Publié le 23.11.2018

Quand on prêchait à Paris au Moyen-Âge...


Interview de Madame Nicole Bériou

Le 16 novembre dernier, Madame Nicole Bériou, historienne spécialiste de la prédication dominicaine au xiiie siècle, a donné sa leçon publique de doctor honoris causa, suivie par une bonne soixantaine de personnes. Le titre en était alléchant : La prédication à Paris au Moyen-Âge. Témoignages sur le vif. Sur le vif ? Comprenez : comme si vous y étiez. En tout cas, moi – avait l’air de dire l’héroïne de ce jour – j’y étais ! Mais comment est-ce possible, puisqu’il s’agissait de parler d’une époque révolue, le xiiie siècle ? C’est là que notre doctor honoris causa a montré toute sa compétence et sa pédagogie.

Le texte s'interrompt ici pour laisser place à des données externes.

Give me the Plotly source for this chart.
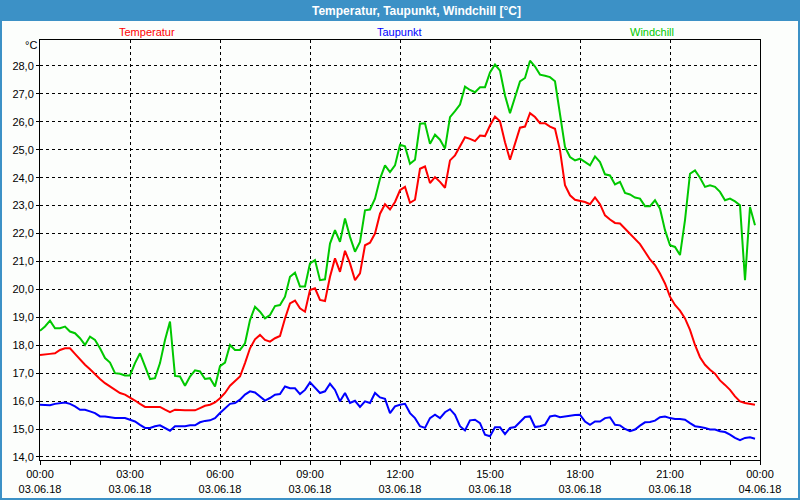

Les historiens ne sont pas des gens à vous raconter des histoires. Mais, à force d’étudier les documents anciens, ou les monuments – dans le cas d’un-e archéologue –, ils finissent par repérer certains détails qui permettent d’éclairer l’ensemble du document. En bref, de lui redonner vie, de lui donner chair dans l’histoire des hommes. Nicole Bériou a fait ressortir l’arrière-fond de tel sermon ; ou comment les auditeurs du prédicateur n’hésitaient pas à l’interrompre pour donner leur avis, y compris le saint roi Louis ! Les manuscrits qu’elle a présentés ne sont pas des originaux écrits de la main du prédicateur, mais des transcriptions de sermons faites par des fans de tout bord, étudiants du Collège de Sorbon ou encore jeunes dominicains venant écouter un de leurs aînés.

Madame Bériou a aussi expliqué d’où venait, dans la peinture occidentale, l’idée que le futur saint Paul était tombé de cheval sur le chemin de Damas. Vous pouvez lire les Actes des apôtres dans tous les sens : vous n’y trouverez pas trace du cheval de Saul de Tarse. Et pour cause ! Il n’y en avait certainement pas. Mais beaucoup de peintres ont ainsi recomposé la scène biblique, et nombre de prédicateurs ont remué les foules en racontant comment Saul s’était fracassé tout net en tombant de son destrier. Or, l’origine de cette charmante anecdote remonte au xiiie siècle, l’époque par excellence de la chevalerie. Pour le prédicateur, donner un cheval à saint Paul c’était donc mettre en valeur sa fierté de pharisien rigoureux, sûr de sa fidélité à la Loi de Moïse. Sa rencontre avec le Christ ressuscité commence alors par une vigoureuse ruade de son cheval, qui le précipite à terre. Son orgueil humain est vaincu, et dès lors il prêchera l’humilité du Christ et celle qu’il attend de ses disciples, ne mettant plus sa fierté dans son appartenance sociale ou religieuse, mais dans la seule croix du Christ.